• **DATA ENTRIES**
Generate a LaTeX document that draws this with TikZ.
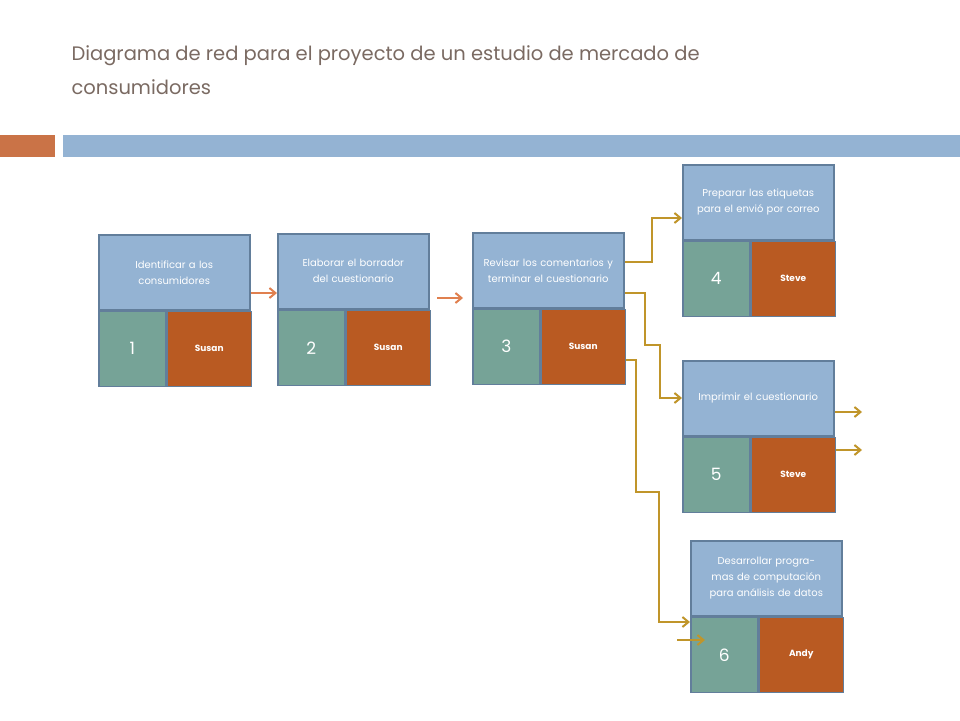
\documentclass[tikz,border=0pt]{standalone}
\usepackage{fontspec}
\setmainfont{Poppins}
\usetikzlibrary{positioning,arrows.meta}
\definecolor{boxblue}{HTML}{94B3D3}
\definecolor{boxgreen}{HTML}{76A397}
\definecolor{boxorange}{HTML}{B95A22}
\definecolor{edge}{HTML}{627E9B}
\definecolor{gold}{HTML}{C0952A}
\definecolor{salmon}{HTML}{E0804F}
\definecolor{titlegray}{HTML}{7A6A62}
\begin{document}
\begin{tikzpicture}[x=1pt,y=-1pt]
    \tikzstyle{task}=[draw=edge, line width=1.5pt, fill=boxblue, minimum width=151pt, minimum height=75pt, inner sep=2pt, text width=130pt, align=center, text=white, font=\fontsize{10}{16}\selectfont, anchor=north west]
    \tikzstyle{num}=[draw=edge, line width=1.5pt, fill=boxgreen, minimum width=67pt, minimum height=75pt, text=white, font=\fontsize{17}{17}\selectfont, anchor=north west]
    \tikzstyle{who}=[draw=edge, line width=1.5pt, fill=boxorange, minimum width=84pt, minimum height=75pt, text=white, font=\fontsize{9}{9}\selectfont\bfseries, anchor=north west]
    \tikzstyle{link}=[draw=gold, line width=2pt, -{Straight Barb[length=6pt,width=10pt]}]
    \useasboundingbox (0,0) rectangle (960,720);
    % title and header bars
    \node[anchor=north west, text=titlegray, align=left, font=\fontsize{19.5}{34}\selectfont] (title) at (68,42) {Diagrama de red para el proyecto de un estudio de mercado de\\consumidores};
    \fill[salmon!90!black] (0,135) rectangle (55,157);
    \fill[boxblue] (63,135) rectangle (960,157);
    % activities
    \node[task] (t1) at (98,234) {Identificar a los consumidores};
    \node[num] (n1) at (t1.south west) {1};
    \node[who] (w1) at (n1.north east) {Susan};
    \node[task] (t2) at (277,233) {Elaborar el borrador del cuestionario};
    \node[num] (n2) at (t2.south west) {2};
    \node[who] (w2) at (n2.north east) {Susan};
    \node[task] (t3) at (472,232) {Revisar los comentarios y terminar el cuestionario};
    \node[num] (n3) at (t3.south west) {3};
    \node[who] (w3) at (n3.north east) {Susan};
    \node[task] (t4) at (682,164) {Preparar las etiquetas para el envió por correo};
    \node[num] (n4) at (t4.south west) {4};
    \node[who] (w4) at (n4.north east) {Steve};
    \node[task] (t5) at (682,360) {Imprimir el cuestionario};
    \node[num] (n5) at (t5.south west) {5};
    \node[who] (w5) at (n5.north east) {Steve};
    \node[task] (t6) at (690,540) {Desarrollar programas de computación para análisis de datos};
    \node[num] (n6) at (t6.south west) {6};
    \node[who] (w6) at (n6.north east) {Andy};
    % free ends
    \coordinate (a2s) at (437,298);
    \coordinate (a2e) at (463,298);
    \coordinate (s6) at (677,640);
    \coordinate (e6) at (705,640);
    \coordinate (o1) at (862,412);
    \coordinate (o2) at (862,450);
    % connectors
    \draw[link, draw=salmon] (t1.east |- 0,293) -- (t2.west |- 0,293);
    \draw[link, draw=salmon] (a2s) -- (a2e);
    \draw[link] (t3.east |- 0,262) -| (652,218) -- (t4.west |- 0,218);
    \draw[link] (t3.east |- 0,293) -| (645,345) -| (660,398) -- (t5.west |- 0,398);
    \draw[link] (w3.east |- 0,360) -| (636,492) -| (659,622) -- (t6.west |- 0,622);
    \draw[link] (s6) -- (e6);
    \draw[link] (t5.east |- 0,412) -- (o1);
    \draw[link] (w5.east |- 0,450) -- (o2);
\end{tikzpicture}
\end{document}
==
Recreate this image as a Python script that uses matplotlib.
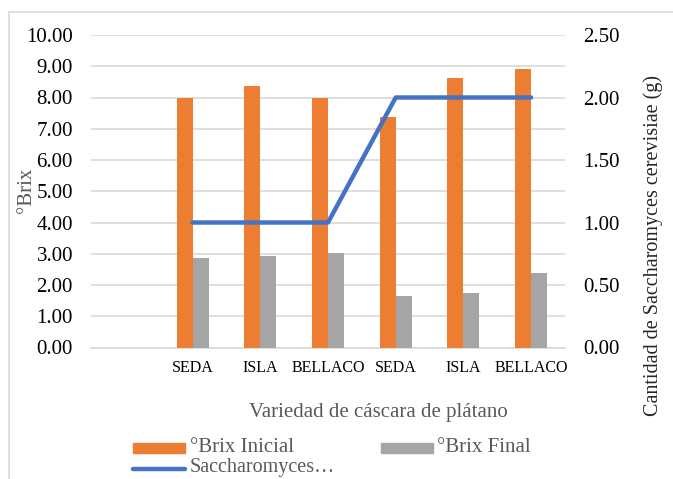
--
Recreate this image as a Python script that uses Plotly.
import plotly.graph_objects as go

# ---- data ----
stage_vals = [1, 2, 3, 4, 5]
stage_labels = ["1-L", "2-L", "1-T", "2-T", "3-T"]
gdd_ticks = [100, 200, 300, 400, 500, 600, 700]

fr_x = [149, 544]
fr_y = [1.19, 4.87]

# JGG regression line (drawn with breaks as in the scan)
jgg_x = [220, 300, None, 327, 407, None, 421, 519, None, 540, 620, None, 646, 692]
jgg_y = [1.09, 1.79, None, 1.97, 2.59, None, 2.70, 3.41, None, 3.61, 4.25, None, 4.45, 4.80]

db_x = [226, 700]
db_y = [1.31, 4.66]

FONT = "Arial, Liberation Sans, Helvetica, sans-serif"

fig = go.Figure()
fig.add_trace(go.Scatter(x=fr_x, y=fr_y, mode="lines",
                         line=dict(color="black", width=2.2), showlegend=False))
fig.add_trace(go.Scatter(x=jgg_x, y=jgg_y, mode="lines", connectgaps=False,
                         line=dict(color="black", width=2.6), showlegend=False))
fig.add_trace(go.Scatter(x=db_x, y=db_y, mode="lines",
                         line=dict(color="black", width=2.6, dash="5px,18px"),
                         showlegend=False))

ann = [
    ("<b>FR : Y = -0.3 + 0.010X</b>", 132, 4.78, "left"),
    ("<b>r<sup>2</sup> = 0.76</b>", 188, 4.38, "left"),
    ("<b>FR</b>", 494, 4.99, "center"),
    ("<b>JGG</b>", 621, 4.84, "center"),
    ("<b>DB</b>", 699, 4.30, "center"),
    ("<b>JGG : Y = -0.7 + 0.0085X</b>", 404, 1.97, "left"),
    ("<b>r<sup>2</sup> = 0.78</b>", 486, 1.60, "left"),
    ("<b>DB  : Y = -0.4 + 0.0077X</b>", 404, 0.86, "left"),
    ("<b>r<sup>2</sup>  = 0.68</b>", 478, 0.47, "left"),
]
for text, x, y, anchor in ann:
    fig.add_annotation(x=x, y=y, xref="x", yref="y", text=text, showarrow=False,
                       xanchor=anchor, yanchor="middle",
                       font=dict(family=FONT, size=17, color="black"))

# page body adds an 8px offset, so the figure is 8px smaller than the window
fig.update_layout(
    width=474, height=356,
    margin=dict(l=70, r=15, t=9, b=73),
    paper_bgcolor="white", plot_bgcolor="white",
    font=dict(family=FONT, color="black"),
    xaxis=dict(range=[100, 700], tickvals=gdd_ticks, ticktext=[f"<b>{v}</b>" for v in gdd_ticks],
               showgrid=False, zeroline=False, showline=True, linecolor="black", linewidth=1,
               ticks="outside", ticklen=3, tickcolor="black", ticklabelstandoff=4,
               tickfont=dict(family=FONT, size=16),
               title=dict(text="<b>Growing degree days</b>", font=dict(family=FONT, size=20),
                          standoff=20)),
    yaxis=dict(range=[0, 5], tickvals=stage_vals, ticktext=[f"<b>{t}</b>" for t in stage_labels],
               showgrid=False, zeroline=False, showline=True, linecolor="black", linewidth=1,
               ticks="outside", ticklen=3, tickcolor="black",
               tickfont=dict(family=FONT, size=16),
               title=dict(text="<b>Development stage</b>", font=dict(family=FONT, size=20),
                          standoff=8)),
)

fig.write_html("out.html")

• **THE EXERCISE**
Pull out each line of the records holding the string "with".

• **SOLUTION FOR THIS TASK**
Generate a LaTeX document that draws this with TikZ.
# JGG regression line (drawn with breaks as in the scan)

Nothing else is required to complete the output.